The Sunday vote would follow a state-mandated Saturday voting period, from 9 a.m. to 4 p.m. on Oct. 29. Both weekend voting sessions will be conducted at the Riverfront Resource Center’s Candy Room at 125 Pine Ave.
“My recommendation is that we hold the Sunday vote on Oct. 30, the day after the state-mandated Saturday vote,” Elections Supervisor Ginger Nickerson said. “That would allow for a full weekend of voting in Dougherty County.”
After a brief discussion period, board member Charles Lamb made a motion to approve Nickerson’s recommendation.
“I thought it would have been a good idea to move forward with the vote at our last meeting,” Lamb, an attorney, said. “So I would like to make a motion that the county, because of budget issues, hold a single Sunday voting day on Oct. 30, from 1 p.m. to 5 p.m.”

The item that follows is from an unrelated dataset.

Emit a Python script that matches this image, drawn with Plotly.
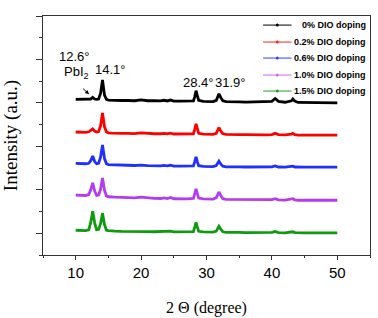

His motion was seconded by board member Ernest Davis and unanimously approved by the board.
In the discussion that preceded the vote, board members generally expressed their support of the proposal, which the state allows individual counties to determine.
“I think this is a good idea, especially since (the Sunday voting day) is backing up the Saturday vote,” Davis said. “For me, that works.”
Added board member Benny Hand: “Any opportunity we can give our citizens to vote, I think we should do (so).”
Nickerson noted that the county had approved a similar Sunday voting period in 2014, and that it had been well-attended. Asked by Board Chairman Walter Blankenship if there was talk of a statewide move to take the Sunday vote out of the separate counties’ hands and make it mandatory, the elections supervisor said only “five or six” counties had indicated they were interested in such action when polled.
“I believe during the last county-determined Sunday voting day in 2014, there were only about 10 counties that voted to approve it,” Nickerson said.
The elections supervisor also told the board during her office activity report that technicians had completed testing of some 225 county touch-screen voting machines Sept. 6-8.
“We know that the units we have in the county are ready to be utilized starting Oct. 17 (when early voting for the Nov. 8 general election begins),” Nickerson said.